The issue of income equality is a hot one in both political and economic circles. Many Republicans accuse Democrats of playing "class warfare" with the issue. And some economists say the income gap in the United States - while more pronounced than most economically advanced countries - masks a good deal of mobility in which low wage-earners advance rapidly up the income ladder.
The Center on Budget and Policy Priorities and the Economic Policy Institute, which advocate economic policies that benefit the poor, both criticized the massive federal tax cuts championed by President Bush as overly tilted toward the affluent.

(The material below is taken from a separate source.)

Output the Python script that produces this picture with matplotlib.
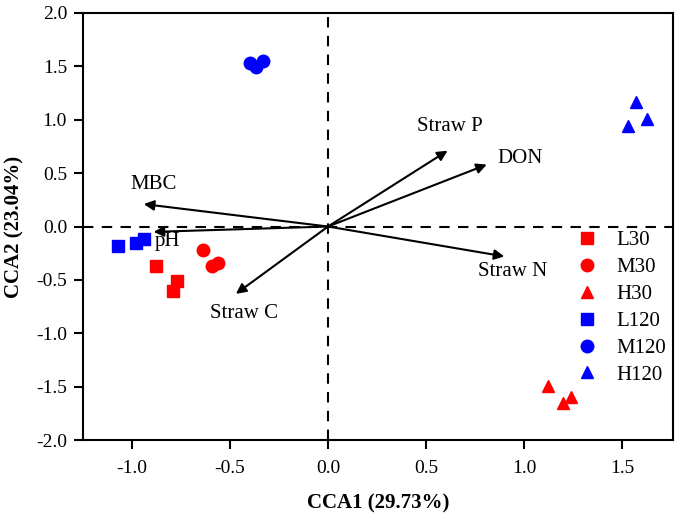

But the report says little about the tax cuts, instead arguing that the primary driving forces behind the expanding income gap are overwhelmingly market-driven - "long periods of high unemployment, globalization, the shrinkage of manufacturing jobs and the expansion of low-wage services jobs and immigration, as well as the lower real value of the minimum wage, and fewer and weaker unions."
The authors said states have an opportunity, in the legislative sessions now beginning in many parts of the country, to alleviate some of the income inequality by drawing on cash reserves that are building up in most state treasuries.
Elizabeth McNichol, an analyst at the Center on Budget and Policy Priorities, said states could raise or establish minimum wages, upgrade unemployment insurance systems, strengthen safety-net systems for the poor and adjust often-regressive tax systems to lighten tax burdens on the poor.
"Now is an opportune time for states to act," she said. "The choices the states make over the next couple of years could serve to widen or narrow the income gap."